** Exercise requirements **
Return the listing below unchanged, minus its pictures.

--- start Material ---

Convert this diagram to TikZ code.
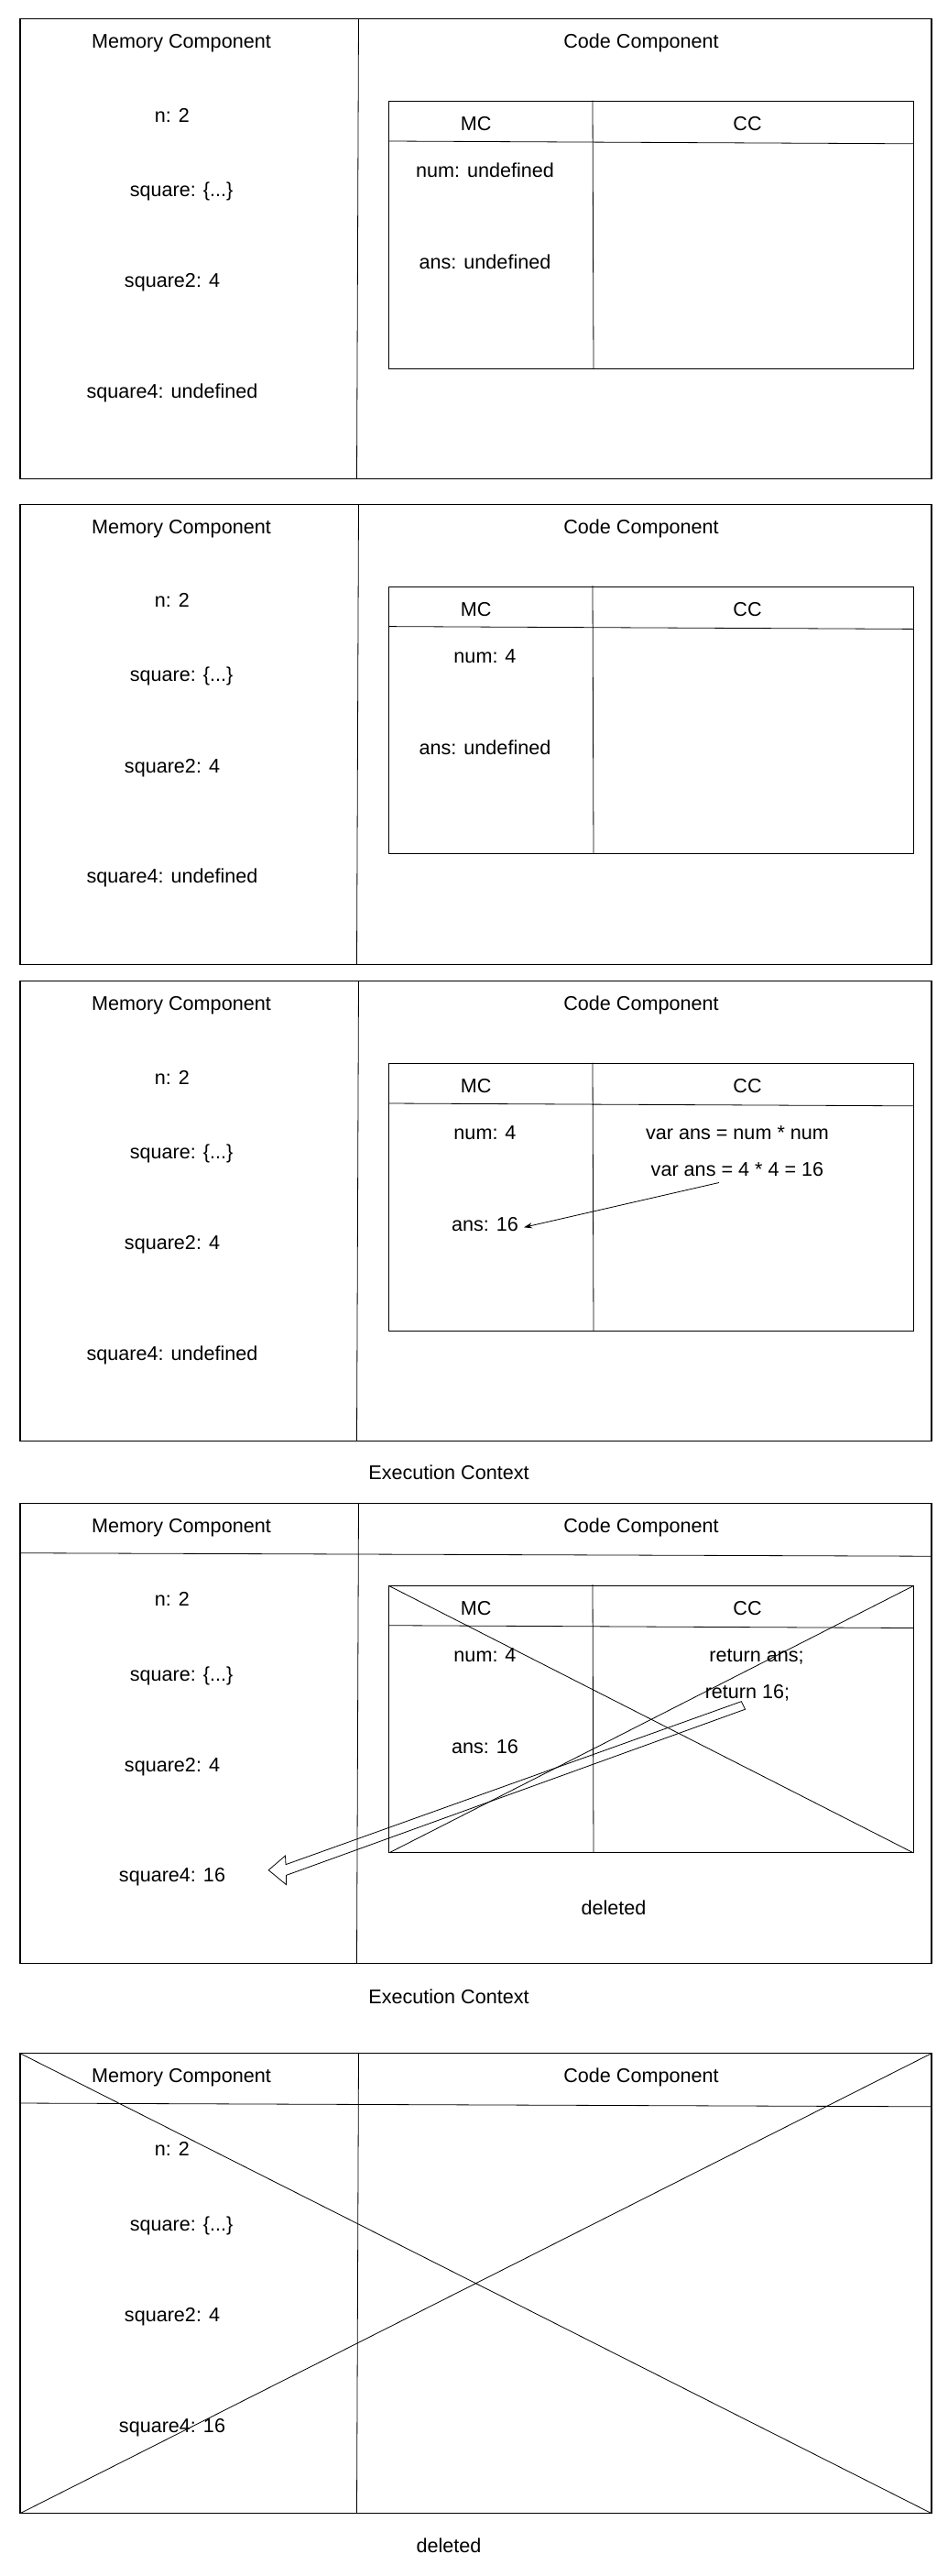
\documentclass[tikz,border=0pt]{standalone}
\usepackage{fontspec}
\setmainfont{Liberation Sans}
\usetikzlibrary{arrows.meta}
\tikzset{
  lbl/.style={font=\fontsize{21.6}{26}\selectfont, inner sep=0pt, text height=15.5pt, text depth=0pt, anchor=center},
  frame/.style={draw=black, line width=1.1pt},
  thinline/.style={draw=black, line width=0.8pt},
}
% outer frame with memory component column
\newcommand\ecframe[6]{% prefix, y-offset, n, square, square2, square4
  \begin{scope}[shift={(0,#2)}]
    \draw[frame] (22,20.8) rectangle (1017,522.7);
    \draw[thinline] (391.5,20.8) -- (389.5,522.7);
    \node[lbl] (#1mem) at (198,45) {Memory Component};
    \node[lbl] (#1code) at (700,45) {Code Component};
    \node[lbl] (#1n) at (188,125.3) {#3};
    \node[lbl] (#1sq) at (198,206.6) {#4};
    \node[lbl] (#1sqb) at (188,306) {#5};
    \node[lbl] (#1sqd) at (188,426.4) {#6};
  \end{scope}}
% inner table
\newcommand\ectable[4]{% prefix, y-offset, num text, ans text
  \begin{scope}[shift={(0,#2)}]
    \draw[frame] (424.7,110.8) rectangle (997.3,402.2);
    \draw[thinline] (424.7,154) -- (997.3,156.8);
    \draw[thinline] (647,109.5) -- (648,402.2);
    \node[lbl] (#1mc) at (519.6,135) {MC};
    \node[lbl] (#1cc) at (816,135) {CC};
    \node[lbl] (#1num) at (529.5,186) {#3};
    \node[lbl] (#1ans) at (529.5,286) {#4};
  \end{scope}}
\begin{document}
\begin{tikzpicture}[x=1pt,y=-1pt]
\useasboundingbox[fill=white] (0,0) rectangle (1035,2811);

% ---- box 1
\ecframe{a}{0}{n: 2}{square: \{...\}}{square2: 4}{square4: undefined}
\ectable{a}{0}{num: undefined}{ans: undefined}

% ---- box 2
\ecframe{b}{529.6}{n: 2}{square: \{...\}}{square2: 4}{square4: undefined}
\ectable{b}{529.6}{num: 4}{ans: undefined}

% ---- box 3
\ecframe{c}{1050}{n: 2}{square: \{...\}}{square2: 4}{square4: undefined}
\ectable{c}{1050}{num: 4}{ans: 16}
\node[lbl] (cvar1) at (805,1236) {var ans = num * num};
\node[lbl] (cvar2) at (805,1275.4) {var ans = 4 * 4 = 16};
\coordinate (cstart) at (785,1290.5);
\coordinate (cend) at (572,1339.3);
\draw[thinline, -{Stealth[length=9pt,width=6pt]}] (cstart) -- (cend);
\node[lbl] (ctitle) at (490,1607) {Execution Context};

% ---- box 4
\ecframe{d}{1619.7}{n: 2}{square: \{...\}}{square2: 4}{square4: 16}
\draw[thinline] (22,1694.7) -- (1017,1698.2);
\ectable{d}{1619.7}{num: 4}{ans: 16}
\node[lbl] (dret1) at (826,1806) {return ans;};
\node[lbl] (dret2) at (816,1846) {return 16;};
\draw[thinline] (424.7,1730.5) -- (997.3,2021.9);
\draw[thinline] (997.3,1730.5) -- (424.7,2021.9);
\draw[thinline, line join=miter] (293.2,2040.7) -- (311.5,2025) -- (312,2034.6) -- (809.3,1856.7)
  -- (813.6,1865.2) -- (312.6,2046.3) -- (312.4,2056.5) -- cycle;
\node[lbl] (ddel) at (670,2082) {deleted};
\node[lbl] (dtitle) at (490,2178.5) {Execution Context};

% ---- box 5
\ecframe{e}{2219.9}{n: 2}{square: \{...\}}{square2: 4}{square4: 16}
\draw[thinline] (22,2295) -- (1017,2298.8);
\draw[thinline] (22,2240.7) -- (1017,2742.6);
\draw[thinline] (1017,2240.7) -- (22,2742.6);
\node[lbl] (edel) at (490,2778) {deleted};
\end{tikzpicture}
\end{document}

--- end Material ---

** Worked solution **
Convert this diagram to TikZ code.
\documentclass[tikz,border=0pt]{standalone}
\usepackage{fontspec}
\setmainfont{Liberation Sans}
\usetikzlibrary{arrows.meta}
\tikzset{
  lbl/.style={font=\fontsize{21.6}{26}\selectfont, inner sep=0pt, text height=15.5pt, text depth=0pt, anchor=center},
  frame/.style={draw=black, line width=1.1pt},
  thinline/.style={draw=black, line width=0.8pt},
}
% outer frame with memory component column
\newcommand\ecframe[6]{% prefix, y-offset, n, square, square2, square4
  \begin{scope}[shift={(0,#2)}]
    \draw[frame] (22,20.8) rectangle (1017,522.7);
    \draw[thinline] (391.5,20.8) -- (389.5,522.7);
    \node[lbl] (#1mem) at (198,45) {Memory Component};
    \node[lbl] (#1code) at (700,45) {Code Component};
    \node[lbl] (#1n) at (188,125.3) {#3};
    \node[lbl] (#1sq) at (198,206.6) {#4};
    \node[lbl] (#1sqb) at (188,306) {#5};
    \node[lbl] (#1sqd) at (188,426.4) {#6};
  \end{scope}}
% inner table
\newcommand\ectable[4]{% prefix, y-offset, num text, ans text
  \begin{scope}[shift={(0,#2)}]
    \draw[frame] (424.7,110.8) rectangle (997.3,402.2);
    \draw[thinline] (424.7,154) -- (997.3,156.8);
    \draw[thinline] (647,109.5) -- (648,402.2);
    \node[lbl] (#1mc) at (519.6,135) {MC};
    \node[lbl] (#1cc) at (816,135) {CC};
    \node[lbl] (#1num) at (529.5,186) {#3};
    \node[lbl] (#1ans) at (529.5,286) {#4};
  \end{scope}}
\begin{document}
\begin{tikzpicture}[x=1pt,y=-1pt]
\useasboundingbox[fill=white] (0,0) rectangle (1035,2811);

% ---- box 1
\ecframe{a}{0}{n: 2}{square: \{...\}}{square2: 4}{square4: undefined}
\ectable{a}{0}{num: undefined}{ans: undefined}

% ---- box 2
\ecframe{b}{529.6}{n: 2}{square: \{...\}}{square2: 4}{square4: undefined}
\ectable{b}{529.6}{num: 4}{ans: undefined}

% ---- box 3
\ecframe{c}{1050}{n: 2}{square: \{...\}}{square2: 4}{square4: undefined}
\ectable{c}{1050}{num: 4}{ans: 16}
\node[lbl] (cvar1) at (805,1236) {var ans = num * num};
\node[lbl] (cvar2) at (805,1275.4) {var ans = 4 * 4 = 16};
\coordinate (cstart) at (785,1290.5);
\coordinate (cend) at (572,1339.3);
\draw[thinline, -{Stealth[length=9pt,width=6pt]}] (cstart) -- (cend);
\node[lbl] (ctitle) at (490,1607) {Execution Context};

% ---- box 4
\ecframe{d}{1619.7}{n: 2}{square: \{...\}}{square2: 4}{square4: 16}
\draw[thinline] (22,1694.7) -- (1017,1698.2);
\ectable{d}{1619.7}{num: 4}{ans: 16}
\node[lbl] (dret1) at (826,1806) {return ans;};
\node[lbl] (dret2) at (816,1846) {return 16;};
\draw[thinline] (424.7,1730.5) -- (997.3,2021.9);
\draw[thinline] (997.3,1730.5) -- (424.7,2021.9);
\draw[thinline, line join=miter] (293.2,2040.7) -- (311.5,2025) -- (312,2034.6) -- (809.3,1856.7)
  -- (813.6,1865.2) -- (312.6,2046.3) -- (312.4,2056.5) -- cycle;
\node[lbl] (ddel) at (670,2082) {deleted};
\node[lbl] (dtitle) at (490,2178.5) {Execution Context};

% ---- box 5
\ecframe{e}{2219.9}{n: 2}{square: \{...\}}{square2: 4}{square4: 16}
\draw[thinline] (22,2295) -- (1017,2298.8);
\draw[thinline] (22,2240.7) -- (1017,2742.6);
\draw[thinline] (1017,2240.7) -- (22,2742.6);
\node[lbl] (edel) at (490,2778) {deleted};
\end{tikzpicture}
\end{document}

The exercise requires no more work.